On comprend dès lors que le régime de séparation des Églises et de l’État, qui prévaut pour nous depuis 1905, crée une situation non comparable : l’absence de financement public nous place devant la nécessité de subvenir aux besoins de l’Église par le mode du don. C’est un régime légal et non une obligation religieuse. Pour autant, nous lui donnons une valeur positive et spirituelle. C’est notre privilège de contribuer, par nos dons, à l’annonce de la Parole dans notre quartier.
Combien faut-il donner ? Si l’on tient à conserver l’idée de dîme, ce sera dans la perspective de Calvin, qui considère que la Loi de l’Ancien Testament guide le croyant dans sa vie quotidienne : non pas comme une obligation religieuse – c’est par seule grâce que nous sommes enfants de Dieu – mais comme une manière de vivre de cette grâce et de l’inscrire concrètement dans nos actes. La dîme constitue alors un ordre de grandeur, une indication que certains essaient de suivre.
Mais on peut aussi considérer que la Loi est caduque, et faire appel, à la suite de Paul, au discernement de chacun. Est-ce une manière voilée de donner moins qu’un dixième de ses revenus, proportion que d’aucuns, sans le dire ouvertement, jugent excessive ?
L’offrande est pour l’apôtre Paul un geste volontaire de responsabilité : librement, les croyants choisissent de donner pour permettre à l’apôtre et à ceux qui ont la charge d’annoncer la Parole, d’assurer leur mission. Généreusement, mais sans se mettre soi-même dans la difficulté, chacun peut contribuer à l’offrande pour Jérusalem (2 Corinthiens 8 et 9), qui est à la fois un acte de solidarité et un signe d’unité : cultiver, par le don, la conscience d’appartenir à un même Seigneur, le Christ, et à un même corps, l’Église.
Fondamentalement, l’offrande est un acte de reconnaissance, ce qui permet à Paul d’affirmer, et à l’officiant de rappeler, lors du culte, que « Dieu aime le don joyeux. »
L’offrande a sa place dans le culte car elle est un signe de reconnaissance de la grâce reçue. Cette grâce est annoncée dès l’ouverture du culte, elle est rappelée après la prière de repentance, elle est proclamée dans la prédication. En réponse à cette foi, les croyants font offrande de leur foi, de leur prière et de leur argent. C’est pourquoi la confession de foi, l’offrande et la prière d’intercession se situent après la prédication. A l’origine, pense-t-on, on recueillait ce que les croyants assemblés avaient apporté avec eux, nourriture, vêtement, argent, pour le mettre en commun, au moment de la Cène, et le redistribuer ensuite en faveur des plus démunis.

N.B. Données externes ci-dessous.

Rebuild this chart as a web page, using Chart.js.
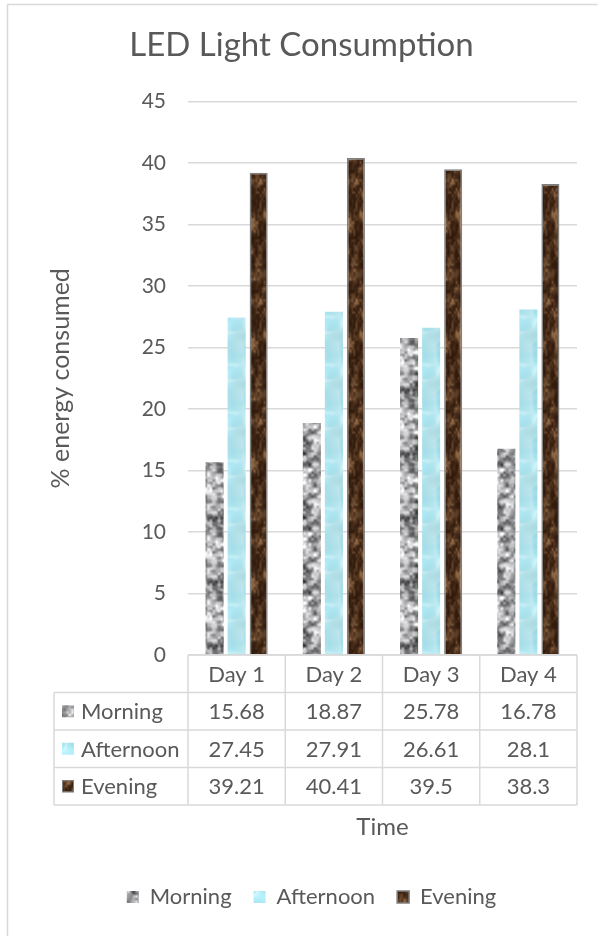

Alors, combien faut-il donner ? En bonne tradition protestante, chacun est renvoyé à sa propre responsabilité. Qu’est-ce qui est juste ? Certes, on ne saurait calculer à la hauteur de ce que l’on a reçu, le don gratuit de l’amour divin. En revanche, l’offrande exprime notre reconnaissance et notre désir de contribuer à faire retentir la Parole de grâce qui nous redresse et nous fait vivre.